HELD, David. Modelos de democracia. Tradução de Alexandre Sobreira Martins. Belo Horizonte:Paideia, 1987.

LOVELOCK, James. A vingança de Gaia. Tradução de Ivo Korytowski. Rio de Janeiro:Intrínseca, 2006.

MARTINS, Laís. Elon Musk não desafia apenas o STF – mas a soberania nacional. 2024. Disponível em: https://www.intercept.com.br/2024/08/30/elon-musk-desafia-soberania-nacional/. Acesso em: 12 out. 2024.

REES, Martin. Hora final. Tradução de Maria Guimarães. São Paulo:Companhia das Letras, 2005.

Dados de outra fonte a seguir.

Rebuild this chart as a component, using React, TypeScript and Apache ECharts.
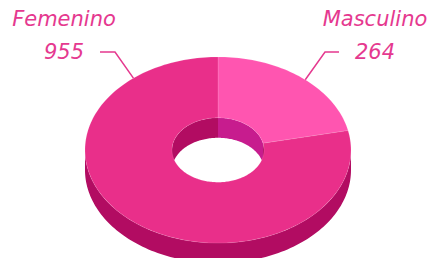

SEIFE, Charles. Os números (não) mentem. Tradução de Ivan Weisz Kuck. Rio de Janeiro:Zahar, 2012.

TILLY, Charles. Democracia. Tradução de Raquel Weiss. Rio de Janeiro:Vozes, 2013.

WOLDENBERG, José. En defensa de la democracia. México:Cal y Arena, 2019.

 

[1] A democracia liberal, como anota Harari (2018, p. 17), “é o modelo político mais bem sucedido e versátil que os humanos desenvolveram até agora para lidar com os desafios do mundo moderno. Mesmo que não seja adequado a toda sociedade e em todo o estágio de desenvolvimento, ele provou seu valor em mais sociedades e em mais situações do que qualquer uma de suas alternativas”.

[2] “Não há democracia sem eleições, embora não seja suficiente que existam eleições para se poder falar em democracia” (Woldenberg, 2019, p. 41).

[3] Esse acordo resultou no Protocolo de Montreal, cujo objetivo é eliminar a produção e o consumo de substâncias como os CFC’s e HCFC’s.